(Stored data)
▶
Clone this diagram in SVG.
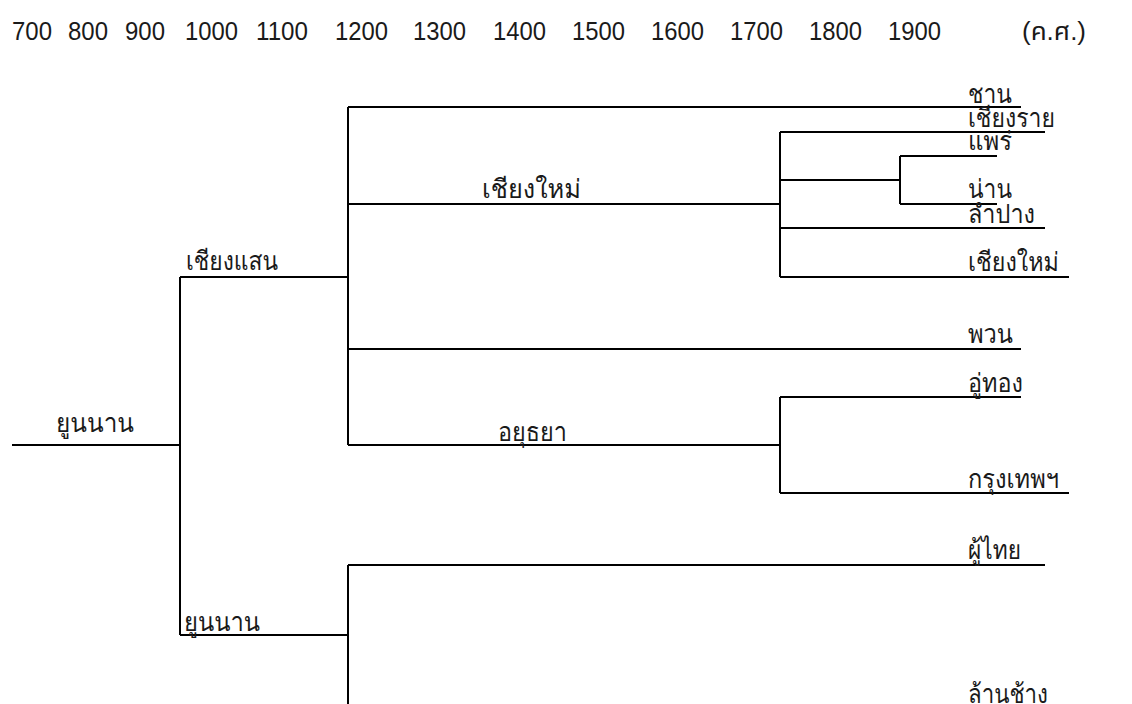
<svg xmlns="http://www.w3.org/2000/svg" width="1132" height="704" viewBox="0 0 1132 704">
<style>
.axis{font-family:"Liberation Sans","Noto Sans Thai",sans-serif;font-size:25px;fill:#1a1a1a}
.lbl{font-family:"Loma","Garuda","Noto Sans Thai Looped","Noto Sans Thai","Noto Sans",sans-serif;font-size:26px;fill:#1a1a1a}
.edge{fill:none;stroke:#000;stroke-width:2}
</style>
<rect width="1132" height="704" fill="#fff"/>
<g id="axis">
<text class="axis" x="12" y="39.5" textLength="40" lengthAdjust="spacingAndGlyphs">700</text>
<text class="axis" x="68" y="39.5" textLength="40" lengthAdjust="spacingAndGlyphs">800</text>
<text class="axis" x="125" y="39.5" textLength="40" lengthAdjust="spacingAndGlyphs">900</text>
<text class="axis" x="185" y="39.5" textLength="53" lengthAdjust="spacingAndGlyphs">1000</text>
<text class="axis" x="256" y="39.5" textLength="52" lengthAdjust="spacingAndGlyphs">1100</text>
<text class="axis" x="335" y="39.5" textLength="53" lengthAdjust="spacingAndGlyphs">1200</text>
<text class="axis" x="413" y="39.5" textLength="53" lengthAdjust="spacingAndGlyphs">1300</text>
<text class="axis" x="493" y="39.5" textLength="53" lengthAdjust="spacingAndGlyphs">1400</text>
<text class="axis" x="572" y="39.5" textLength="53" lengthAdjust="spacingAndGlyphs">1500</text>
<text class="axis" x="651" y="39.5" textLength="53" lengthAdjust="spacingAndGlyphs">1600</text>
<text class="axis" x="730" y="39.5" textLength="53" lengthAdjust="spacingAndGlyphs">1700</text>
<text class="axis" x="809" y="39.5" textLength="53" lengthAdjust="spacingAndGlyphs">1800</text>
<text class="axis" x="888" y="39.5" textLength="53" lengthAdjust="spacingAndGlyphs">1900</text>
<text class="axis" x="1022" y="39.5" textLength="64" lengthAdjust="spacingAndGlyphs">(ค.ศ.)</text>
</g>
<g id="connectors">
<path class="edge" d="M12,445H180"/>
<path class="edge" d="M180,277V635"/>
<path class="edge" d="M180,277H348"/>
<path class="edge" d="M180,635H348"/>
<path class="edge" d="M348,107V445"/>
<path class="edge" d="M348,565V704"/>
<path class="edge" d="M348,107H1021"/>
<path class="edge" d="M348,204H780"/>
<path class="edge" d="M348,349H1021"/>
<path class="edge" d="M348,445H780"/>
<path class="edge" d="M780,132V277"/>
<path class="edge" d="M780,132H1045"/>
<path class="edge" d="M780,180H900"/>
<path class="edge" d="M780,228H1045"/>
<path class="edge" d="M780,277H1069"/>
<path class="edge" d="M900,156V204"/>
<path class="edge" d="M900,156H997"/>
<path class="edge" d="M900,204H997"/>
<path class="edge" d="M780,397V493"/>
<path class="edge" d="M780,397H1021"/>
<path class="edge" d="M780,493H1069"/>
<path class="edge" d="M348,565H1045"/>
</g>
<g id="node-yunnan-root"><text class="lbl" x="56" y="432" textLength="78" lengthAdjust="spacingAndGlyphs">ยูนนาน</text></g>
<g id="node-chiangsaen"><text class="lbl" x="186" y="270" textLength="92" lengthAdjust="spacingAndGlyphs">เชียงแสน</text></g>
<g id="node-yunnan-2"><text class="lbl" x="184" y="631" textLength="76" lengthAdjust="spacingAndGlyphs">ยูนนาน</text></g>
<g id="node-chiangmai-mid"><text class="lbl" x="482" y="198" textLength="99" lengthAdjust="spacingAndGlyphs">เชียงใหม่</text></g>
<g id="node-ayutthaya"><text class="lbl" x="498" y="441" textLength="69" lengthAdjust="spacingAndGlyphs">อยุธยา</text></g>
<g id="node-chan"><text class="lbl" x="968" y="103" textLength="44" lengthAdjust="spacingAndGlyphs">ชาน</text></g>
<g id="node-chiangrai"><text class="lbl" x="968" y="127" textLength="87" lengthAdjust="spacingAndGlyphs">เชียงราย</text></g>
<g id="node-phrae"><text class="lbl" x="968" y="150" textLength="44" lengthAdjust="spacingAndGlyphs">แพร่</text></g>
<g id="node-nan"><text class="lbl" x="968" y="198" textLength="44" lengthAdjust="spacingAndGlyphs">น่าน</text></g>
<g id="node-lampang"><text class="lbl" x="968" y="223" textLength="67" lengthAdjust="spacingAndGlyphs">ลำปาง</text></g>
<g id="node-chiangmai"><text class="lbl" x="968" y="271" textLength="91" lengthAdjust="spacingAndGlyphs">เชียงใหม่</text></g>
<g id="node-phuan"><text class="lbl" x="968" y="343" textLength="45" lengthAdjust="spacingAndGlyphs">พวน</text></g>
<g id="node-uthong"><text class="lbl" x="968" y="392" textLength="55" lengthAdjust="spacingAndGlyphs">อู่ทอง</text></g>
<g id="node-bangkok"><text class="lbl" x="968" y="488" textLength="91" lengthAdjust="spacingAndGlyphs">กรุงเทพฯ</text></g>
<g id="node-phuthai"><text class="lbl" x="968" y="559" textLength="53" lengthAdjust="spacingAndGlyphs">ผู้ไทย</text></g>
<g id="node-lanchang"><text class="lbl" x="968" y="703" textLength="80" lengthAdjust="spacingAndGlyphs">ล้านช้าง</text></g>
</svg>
◀
▶
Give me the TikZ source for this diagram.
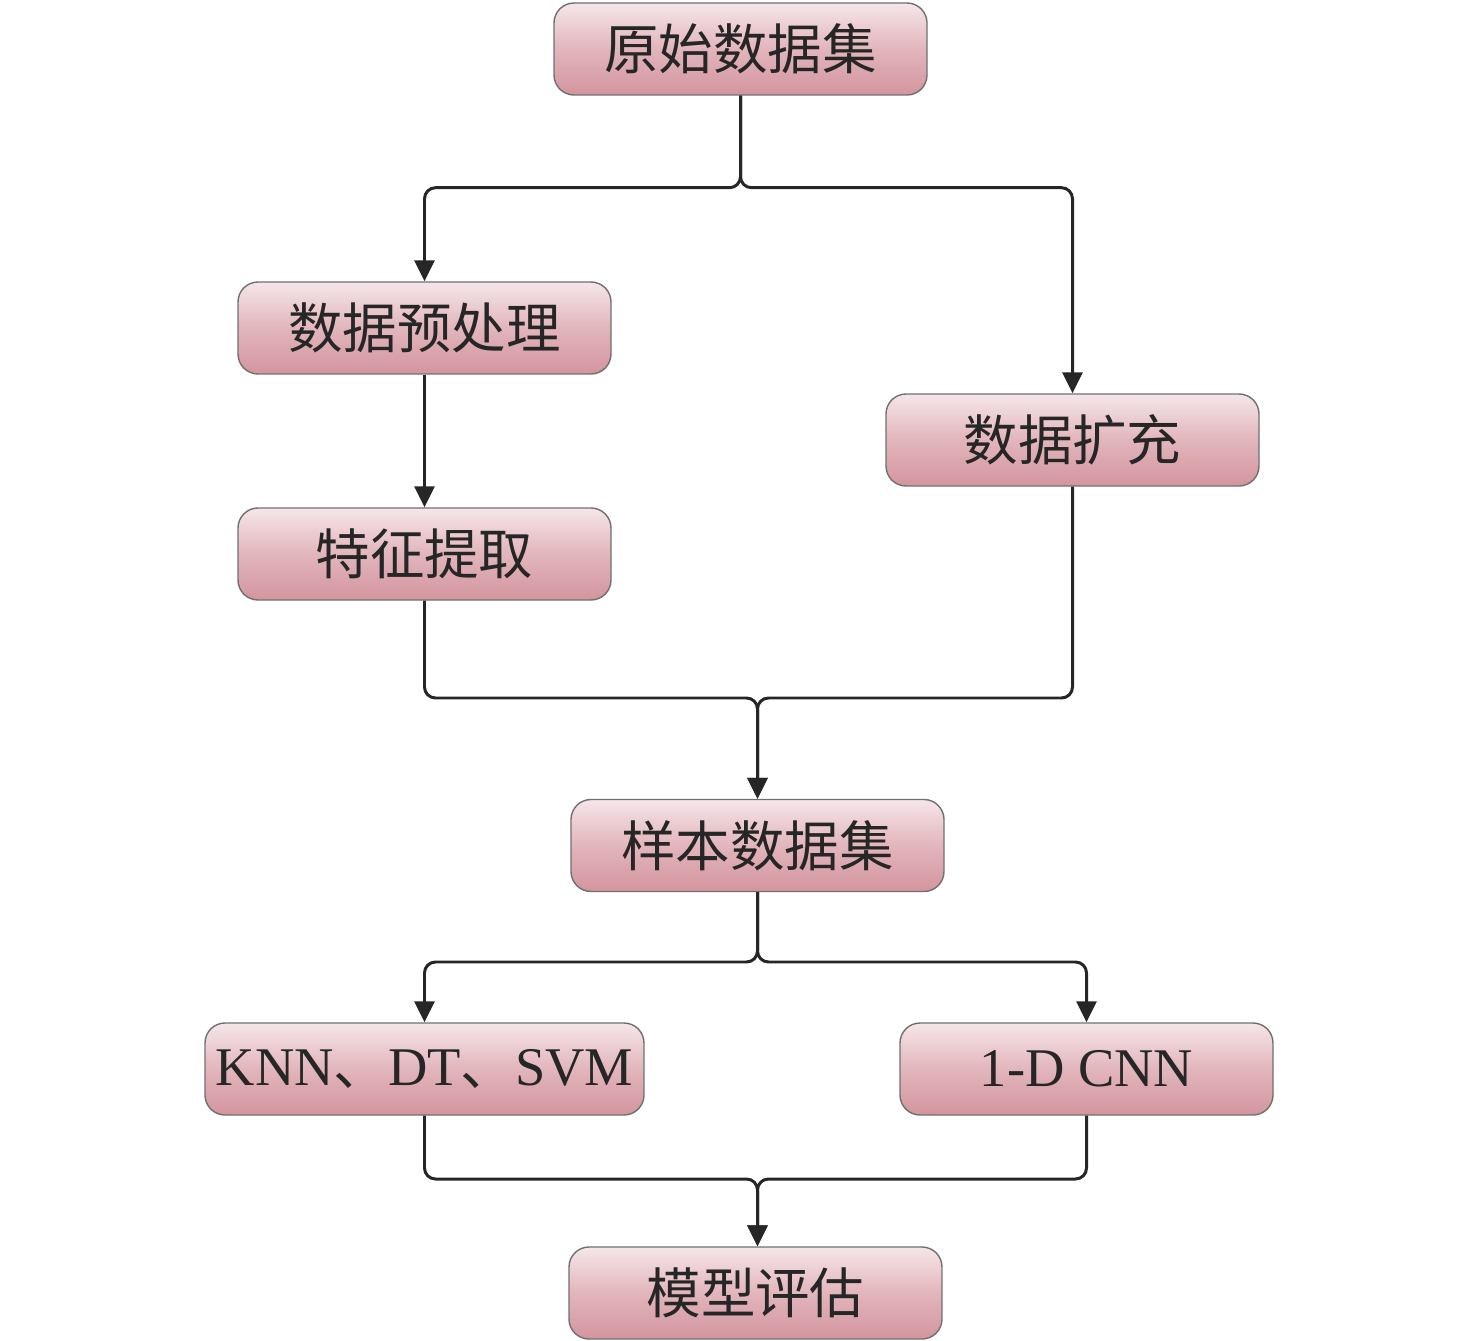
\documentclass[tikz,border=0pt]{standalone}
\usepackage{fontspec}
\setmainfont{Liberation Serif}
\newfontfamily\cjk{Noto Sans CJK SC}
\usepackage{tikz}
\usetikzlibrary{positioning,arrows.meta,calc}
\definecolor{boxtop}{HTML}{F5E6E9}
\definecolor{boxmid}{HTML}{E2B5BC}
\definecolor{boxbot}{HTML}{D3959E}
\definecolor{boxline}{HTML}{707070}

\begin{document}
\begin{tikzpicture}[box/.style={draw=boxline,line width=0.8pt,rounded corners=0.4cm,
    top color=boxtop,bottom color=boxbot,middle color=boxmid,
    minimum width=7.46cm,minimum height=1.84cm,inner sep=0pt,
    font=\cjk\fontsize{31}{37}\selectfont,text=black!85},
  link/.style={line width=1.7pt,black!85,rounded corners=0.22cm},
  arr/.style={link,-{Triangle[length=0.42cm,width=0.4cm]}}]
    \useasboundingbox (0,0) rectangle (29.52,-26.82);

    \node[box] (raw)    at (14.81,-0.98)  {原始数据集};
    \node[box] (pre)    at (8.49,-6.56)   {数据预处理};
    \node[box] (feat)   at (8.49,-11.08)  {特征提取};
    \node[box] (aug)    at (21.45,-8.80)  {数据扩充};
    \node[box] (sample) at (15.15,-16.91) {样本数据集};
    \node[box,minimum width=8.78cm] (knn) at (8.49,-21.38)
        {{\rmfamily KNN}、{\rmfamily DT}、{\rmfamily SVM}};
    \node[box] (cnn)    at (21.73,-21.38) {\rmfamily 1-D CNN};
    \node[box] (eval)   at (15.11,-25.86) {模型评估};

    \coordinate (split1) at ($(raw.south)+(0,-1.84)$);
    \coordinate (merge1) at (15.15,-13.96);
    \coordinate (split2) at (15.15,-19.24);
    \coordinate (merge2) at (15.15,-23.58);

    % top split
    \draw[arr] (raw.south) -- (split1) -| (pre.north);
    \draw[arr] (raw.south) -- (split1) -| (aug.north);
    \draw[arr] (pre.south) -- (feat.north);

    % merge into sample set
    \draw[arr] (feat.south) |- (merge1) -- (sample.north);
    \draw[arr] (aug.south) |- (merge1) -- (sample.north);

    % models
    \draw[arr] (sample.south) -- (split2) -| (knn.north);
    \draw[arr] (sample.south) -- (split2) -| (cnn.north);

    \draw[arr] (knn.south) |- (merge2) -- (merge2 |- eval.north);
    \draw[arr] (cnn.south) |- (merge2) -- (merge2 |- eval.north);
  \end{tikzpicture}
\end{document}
◀
Do this
Give only the number of lines in the entries above that contain the string "diagram".

Result for this task
2